▼▼▼

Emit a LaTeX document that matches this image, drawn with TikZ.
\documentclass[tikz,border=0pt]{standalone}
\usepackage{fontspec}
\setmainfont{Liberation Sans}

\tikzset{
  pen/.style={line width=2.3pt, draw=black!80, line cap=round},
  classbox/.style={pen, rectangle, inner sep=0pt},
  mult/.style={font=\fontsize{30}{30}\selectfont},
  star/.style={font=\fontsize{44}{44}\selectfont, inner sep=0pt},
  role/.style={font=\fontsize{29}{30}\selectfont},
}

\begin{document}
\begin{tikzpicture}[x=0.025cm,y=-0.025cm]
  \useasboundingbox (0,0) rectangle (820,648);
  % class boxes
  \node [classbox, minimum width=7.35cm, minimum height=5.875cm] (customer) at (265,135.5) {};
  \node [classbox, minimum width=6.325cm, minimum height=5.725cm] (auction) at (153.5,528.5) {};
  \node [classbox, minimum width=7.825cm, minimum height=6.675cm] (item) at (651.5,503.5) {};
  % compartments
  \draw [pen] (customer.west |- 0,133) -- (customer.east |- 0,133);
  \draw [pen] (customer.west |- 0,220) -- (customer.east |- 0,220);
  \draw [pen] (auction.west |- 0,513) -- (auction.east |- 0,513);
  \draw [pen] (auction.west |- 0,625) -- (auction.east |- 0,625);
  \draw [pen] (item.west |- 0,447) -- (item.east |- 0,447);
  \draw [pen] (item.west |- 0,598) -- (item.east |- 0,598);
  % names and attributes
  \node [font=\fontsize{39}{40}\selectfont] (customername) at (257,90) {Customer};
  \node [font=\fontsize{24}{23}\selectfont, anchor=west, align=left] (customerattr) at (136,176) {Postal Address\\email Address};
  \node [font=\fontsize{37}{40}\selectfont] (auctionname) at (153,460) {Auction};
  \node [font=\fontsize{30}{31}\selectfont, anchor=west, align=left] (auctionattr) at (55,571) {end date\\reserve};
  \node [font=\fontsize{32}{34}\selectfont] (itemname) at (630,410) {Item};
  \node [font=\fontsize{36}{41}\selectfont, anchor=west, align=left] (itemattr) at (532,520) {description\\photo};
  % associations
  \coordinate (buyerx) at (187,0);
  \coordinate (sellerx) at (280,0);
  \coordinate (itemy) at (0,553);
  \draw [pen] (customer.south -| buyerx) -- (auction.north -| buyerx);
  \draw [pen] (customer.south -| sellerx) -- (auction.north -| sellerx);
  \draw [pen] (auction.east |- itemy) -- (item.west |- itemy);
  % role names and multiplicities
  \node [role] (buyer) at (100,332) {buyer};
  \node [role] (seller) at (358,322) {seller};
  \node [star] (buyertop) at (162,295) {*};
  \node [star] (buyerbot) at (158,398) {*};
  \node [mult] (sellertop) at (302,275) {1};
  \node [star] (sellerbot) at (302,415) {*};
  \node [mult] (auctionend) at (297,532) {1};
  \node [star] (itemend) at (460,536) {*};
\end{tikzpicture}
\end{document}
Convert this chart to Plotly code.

▲▲▲

*Problem description*
Copy out the whole listing, exactly as written.

*In response*
Emit a LaTeX document that matches this image, drawn with TikZ.
\documentclass[tikz,border=0pt]{standalone}
\usepackage{fontspec}
\setmainfont{Liberation Sans}

\tikzset{
  pen/.style={line width=2.3pt, draw=black!80, line cap=round},
  classbox/.style={pen, rectangle, inner sep=0pt},
  mult/.style={font=\fontsize{30}{30}\selectfont},
  star/.style={font=\fontsize{44}{44}\selectfont, inner sep=0pt},
  role/.style={font=\fontsize{29}{30}\selectfont},
}

\begin{document}
\begin{tikzpicture}[x=0.025cm,y=-0.025cm]
  \useasboundingbox (0,0) rectangle (820,648);
  % class boxes
  \node [classbox, minimum width=7.35cm, minimum height=5.875cm] (customer) at (265,135.5) {};
  \node [classbox, minimum width=6.325cm, minimum height=5.725cm] (auction) at (153.5,528.5) {};
  \node [classbox, minimum width=7.825cm, minimum height=6.675cm] (item) at (651.5,503.5) {};
  % compartments
  \draw [pen] (customer.west |- 0,133) -- (customer.east |- 0,133);
  \draw [pen] (customer.west |- 0,220) -- (customer.east |- 0,220);
  \draw [pen] (auction.west |- 0,513) -- (auction.east |- 0,513);
  \draw [pen] (auction.west |- 0,625) -- (auction.east |- 0,625);
  \draw [pen] (item.west |- 0,447) -- (item.east |- 0,447);
  \draw [pen] (item.west |- 0,598) -- (item.east |- 0,598);
  % names and attributes
  \node [font=\fontsize{39}{40}\selectfont] (customername) at (257,90) {Customer};
  \node [font=\fontsize{24}{23}\selectfont, anchor=west, align=left] (customerattr) at (136,176) {Postal Address\\email Address};
  \node [font=\fontsize{37}{40}\selectfont] (auctionname) at (153,460) {Auction};
  \node [font=\fontsize{30}{31}\selectfont, anchor=west, align=left] (auctionattr) at (55,571) {end date\\reserve};
  \node [font=\fontsize{32}{34}\selectfont] (itemname) at (630,410) {Item};
  \node [font=\fontsize{36}{41}\selectfont, anchor=west, align=left] (itemattr) at (532,520) {description\\photo};
  % associations
  \coordinate (buyerx) at (187,0);
  \coordinate (sellerx) at (280,0);
  \coordinate (itemy) at (0,553);
  \draw [pen] (customer.south -| buyerx) -- (auction.north -| buyerx);
  \draw [pen] (customer.south -| sellerx) -- (auction.north -| sellerx);
  \draw [pen] (auction.east |- itemy) -- (item.west |- itemy);
  % role names and multiplicities
  \node [role] (buyer) at (100,332) {buyer};
  \node [role] (seller) at (358,322) {seller};
  \node [star] (buyertop) at (162,295) {*};
  \node [star] (buyerbot) at (158,398) {*};
  \node [mult] (sellertop) at (302,275) {1};
  \node [star] (sellerbot) at (302,415) {*};
  \node [mult] (auctionend) at (297,532) {1};
  \node [star] (itemend) at (460,536) {*};
\end{tikzpicture}
\end{document}
Convert this chart to Plotly code.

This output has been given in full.